- **EXERCISE REQUIREMENTS**
Print exactly the lines running from the one that holds "Give me the HTML source for this page." through the one that holds "e=document.createElementNS(NS,tag);for(const k in", please, and leave the pictures out.

[Figure scripts]
※ ※ ※
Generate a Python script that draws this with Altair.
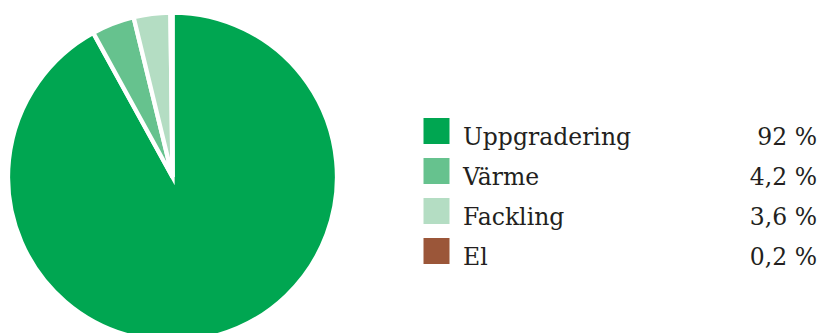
import altair as alt
import pandas as pd

categories = ["Uppgradering", "Värme", "Fackling", "El"]
shares = [92.0, 4.2, 3.6, 0.2]
colors = ["#00a651", "#66c28e", "#b4ddc3", "#9b5639"]


def fmt(v):
    s = f"{v:g}".replace(".", ",")
    return f"{s} %"


df = pd.DataFrame({
    "cat": categories,
    "share": shares,
    "order": list(range(len(categories))),
    "label": [fmt(v) for v in shares],
})

color_scale = alt.Scale(domain=categories, range=colors)

pie = alt.Chart(df).mark_arc(
    radius=164.5, stroke="white", strokeWidth=4.3,
    strokeJoin="miter", strokeMiterLimit=5,
).encode(
    theta=alt.Theta("share:Q", stack=True),
    order=alt.Order("order:Q"),
    color=alt.Color("cat:N", scale=color_scale, legend=None),
    x=alt.value(172.5),
    y=alt.value(177),
)

row_scale = alt.Scale(type="point", domain=categories, range=[131, 251], padding=0)

swatches = alt.Chart(df).mark_square(size=26 * 26, opacity=1).encode(
    x=alt.value(436.5),
    y=alt.Y("cat:N", scale=row_scale, axis=None),
    color=alt.Color("cat:N", scale=color_scale, legend=None),
)

names = alt.Chart(df).mark_text(
    align="left", baseline="alphabetic", dy=14,
    font="DejaVu Serif", fontSize=23.5, color="#231f20",
).encode(
    x=alt.value(463),
    y=alt.Y("cat:N", scale=row_scale, axis=None),
    text="cat:N",
)

vals = alt.Chart(df).mark_text(
    align="right", baseline="alphabetic", dy=14,
    font="DejaVu Serif", fontSize=23.5, color="#231f20",
).encode(
    x=alt.value(817),
    y=alt.Y("cat:N", scale=row_scale, axis=None),
    text="label:N",
)

chart = alt.layer(pie, swatches, names, vals).properties(
    width=821, height=333, padding=0,
    autosize=alt.AutoSizeParams(type="none"),
).configure(background="white").configure_view(strokeWidth=0, stroke=None)

chart.save("out.html", embed_options={"renderer": "svg", "actions": False})
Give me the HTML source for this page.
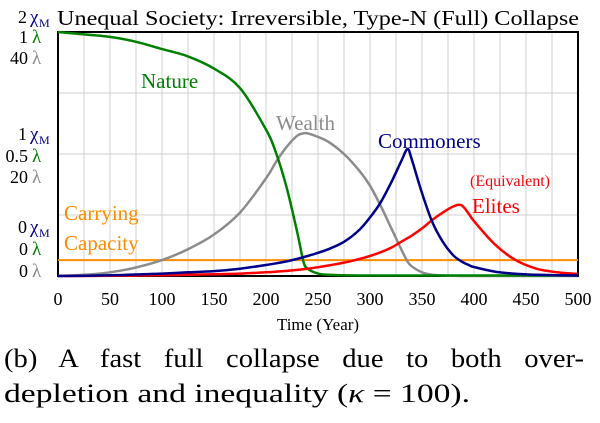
<!DOCTYPE html>
<html><head><meta charset="utf-8"><style>
body{margin:0;background:#fff;width:600px;height:423px;overflow:hidden;font-family:"Liberation Serif",serif}
</style></head><body>
<svg id="chart" width="600" height="423" style="position:absolute;left:0;top:0" font-family="Liberation Serif, serif"></svg>
<script>
const years=[0,25,50,75,100,125,150,175,200,210,220,230,236,240,250,260,275,290,300,310,320,330,336,340,350,360,370,380,388,395,400,420,440,460,480,500];
const nature=[1,0.99,0.98,0.96,0.93,0.9,0.85,0.77,0.6,0.5,0.36,0.18,0.06,0.03,0.01,0.005,0.003,0.002,0.002,0.002,0.002,0.002,0.002,0.002,0.002,0.002,0.002,0.002,0.002,0.002,0.002,0.002,0.002,0.002,0.002,0.002];
const wealth=[0,0.005,0.015,0.035,0.065,0.11,0.17,0.26,0.4,0.47,0.53,0.575,0.585,0.585,0.57,0.55,0.5,0.43,0.37,0.29,0.2,0.11,0.06,0.04,0.015,0.005,0.002,0.001,0,0,0,0,0,0,0,0];
const commoners=[0,0.001,0.003,0.006,0.01,0.015,0.02,0.03,0.045,0.052,0.06,0.07,0.077,0.082,0.095,0.11,0.14,0.19,0.24,0.3,0.38,0.47,0.52,0.48,0.34,0.22,0.14,0.085,0.06,0.045,0.037,0.018,0.009,0.005,0.003,0.002];
const elites=[0,0,0.001,0.002,0.003,0.005,0.007,0.01,0.015,0.018,0.021,0.025,0.028,0.03,0.036,0.043,0.055,0.07,0.082,0.097,0.115,0.14,0.155,0.165,0.195,0.23,0.26,0.285,0.29,0.255,0.225,0.13,0.065,0.03,0.015,0.008];
const capacity=0.065;
const xTicks=[0,50,100,150,200,250,300,350,400,450,500];
const L=58,R=578,T=32,B=276;
const X=t=>L+(t/500)*(R-L), Y=v=>B-v*(B-T);
const svg=document.getElementById('chart');const NS='http://www.w3.org/2000/svg';
function mk(tag,attrs,txt,name){const e=document.createElementNS(NS,tag);for(const k in attrs)e.setAttribute(k,attrs[k]);if(txt!=null)e.textContent=txt;


svg.appendChild(e);return e;}
for(let t=25;t<500;t+=25)mk('line',{x1:X(t),x2:X(t),y1:T,y2:B,stroke:'#d0d0d0','stroke-width':1},null,'v-gridline');
for(let i=1;i<4;i++)mk('line',{x1:L,x2:R,y1:Y(i/4),y2:Y(i/4),stroke:'#d0d0d0','stroke-width':1},null,'h-gridline');
mk('rect',{x:L,y:T,width:R-L,height:B-T,fill:'none',stroke:'#000','stroke-width':2},null,'plot-frame');
function smooth(arr){const p=arr.map((v,i)=>[X(years[i]),Y(v)]);let d='M'+p[0][0].toFixed(1)+','+p[0][1].toFixed(1);
for(let i=0;i<p.length-1;i++){const a=p[Math.max(0,i-1)],b=p[i],c=p[i+1],e=p[Math.min(p.length-1,i+2)];const k=1/6;
const c1=[b[0]+(c[0]-a[0])*k,b[1]+(c[1]-a[1])*k],c2=[c[0]-(e[0]-b[0])*k,c[1]-(e[1]-b[1])*k];
d+='C'+c1.map(n=>n.toFixed(1))+' '+c2.map(n=>n.toFixed(1))+' '+c[0].toFixed(1)+','+c[1].toFixed(1);}return d;}
function series(arr,col,name){mk('path',{d:smooth(arr),fill:'none',stroke:col,'stroke-width':2.5,'stroke-linejoin':'round'},null,name);}
mk('line',{x1:L,x2:R,y1:Y(capacity),y2:Y(capacity),stroke:'#ff8c00','stroke-width':2},null,'carrying-capacity-line');
series(wealth,'#8c8c8c','wealth-line');
series(nature,'#008000','nature-line');
series(elites,'#ff0000','elites-line');
series(commoners,'#00008b','commoners-line');
xTicks.forEach(t=>mk('text',{x:X(t),y:B+29,'font-size':18,'text-anchor':'middle'},t,'x-tick-label'));
mk('text',{x:X(250),y:B+54,'font-size':17,'text-anchor':'middle'},'Time (Year)','x-axis-title');
mk('text',{x:57,y:25,'font-size':21.5,textLength:522,lengthAdjust:'spacingAndGlyphs'},'Unequal Society: Irreversible, Type-N (Full) Collapse','chart-title');
const yl=[[23,'2','χ','#00008b',1],[43,'1','λ','#008000',0],[64,'40','λ','#8c8c8c',0],[140,'1','χ','#00008b',1],[162,'0.5','λ','#008000',0],[183,'20','λ','#8c8c8c',0],[233,'0','χ','#00008b',1],[255,'0','λ','#008000',0],[277,'0','λ','#8c8c8c',0]];
yl.forEach(r=>{mk('text',{x:r[4]?27:28,y:r[0],'font-size':18,'text-anchor':'end'},r[1],'y-tick-label');
mk('text',{x:r[4]?30:32,y:r[0],'font-size':19,fill:r[3]},r[2],'y-unit-symbol');
if(r[4])mk('text',{x:39,y:r[0]+4,'font-size':12,fill:r[3]},'M','y-unit-subscript');});
mk('text',{x:141,y:88,'font-size':21,fill:'#008000'},'Nature','nature-label');
mk('text',{x:276,y:130,'font-size':21,fill:'#8c8c8c'},'Wealth','wealth-label');
mk('text',{x:378,y:148,'font-size':21,fill:'#00008b'},'Commoners','commoners-label');
mk('text',{x:470,y:186,'font-size':16,fill:'#ff0000'},'(Equivalent)','elites-label-line1');
mk('text',{x:472,y:213,'font-size':21,fill:'#ff0000'},'Elites','elites-label');
mk('text',{x:64,y:220,'font-size':21,fill:'#ff8c00'},'Carrying','capacity-label-line1');
mk('text',{x:64,y:250,'font-size':21,fill:'#ff8c00'},'Capacity','capacity-label-line2');
mk('text',{x:4,y:367,'font-size':26,'word-spacing':'14px',textLength:580,lengthAdjust:'spacingAndGlyphs'},'(b) A fast full collapse due to both over-','caption-line1');
const c2=mk('text',{x:4,y:402,'font-size':26,textLength:466,lengthAdjust:'spacingAndGlyphs'},'depletion and inequality (','caption-line2');
const k=document.createElementNS(NS,'tspan');k.setAttribute('font-style','italic');k.textContent='κ';c2.appendChild(k);
c2.appendChild(document.createTextNode(' = 100).'));
</script>
</body></html>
※ ※ ※
- **THE ANSWER**
Give me the HTML source for this page.
<!DOCTYPE html>
<html><head><meta charset="utf-8"><style>
body{margin:0;background:#fff;width:600px;height:423px;overflow:hidden;font-family:"Liberation Serif",serif}
</style></head><body>
<svg id="chart" width="600" height="423" style="position:absolute;left:0;top:0" font-family="Liberation Serif, serif"></svg>
<script>
const years=[0,25,50,75,100,125,150,175,200,210,220,230,236,240,250,260,275,290,300,310,320,330,336,340,350,360,370,380,388,395,400,420,440,460,480,500];
const nature=[1,0.99,0.98,0.96,0.93,0.9,0.85,0.77,0.6,0.5,0.36,0.18,0.06,0.03,0.01,0.005,0.003,0.002,0.002,0.002,0.002,0.002,0.002,0.002,0.002,0.002,0.002,0.002,0.002,0.002,0.002,0.002,0.002,0.002,0.002,0.002];
const wealth=[0,0.005,0.015,0.035,0.065,0.11,0.17,0.26,0.4,0.47,0.53,0.575,0.585,0.585,0.57,0.55,0.5,0.43,0.37,0.29,0.2,0.11,0.06,0.04,0.015,0.005,0.002,0.001,0,0,0,0,0,0,0,0];
const commoners=[0,0.001,0.003,0.006,0.01,0.015,0.02,0.03,0.045,0.052,0.06,0.07,0.077,0.082,0.095,0.11,0.14,0.19,0.24,0.3,0.38,0.47,0.52,0.48,0.34,0.22,0.14,0.085,0.06,0.045,0.037,0.018,0.009,0.005,0.003,0.002];
const elites=[0,0,0.001,0.002,0.003,0.005,0.007,0.01,0.015,0.018,0.021,0.025,0.028,0.03,0.036,0.043,0.055,0.07,0.082,0.097,0.115,0.14,0.155,0.165,0.195,0.23,0.26,0.285,0.29,0.255,0.225,0.13,0.065,0.03,0.015,0.008];
const capacity=0.065;
const xTicks=[0,50,100,150,200,250,300,350,400,450,500];
const L=58,R=578,T=32,B=276;
const X=t=>L+(t/500)*(R-L), Y=v=>B-v*(B-T);
const svg=document.getElementById('chart');const NS='http://www.w3.org/2000/svg';
function mk(tag,attrs,txt,name){const e=document.createElementNS(NS,tag);for(const k in attrs)e.setAttribute(k,attrs[k]);if(txt!=null)e.textContent=txt;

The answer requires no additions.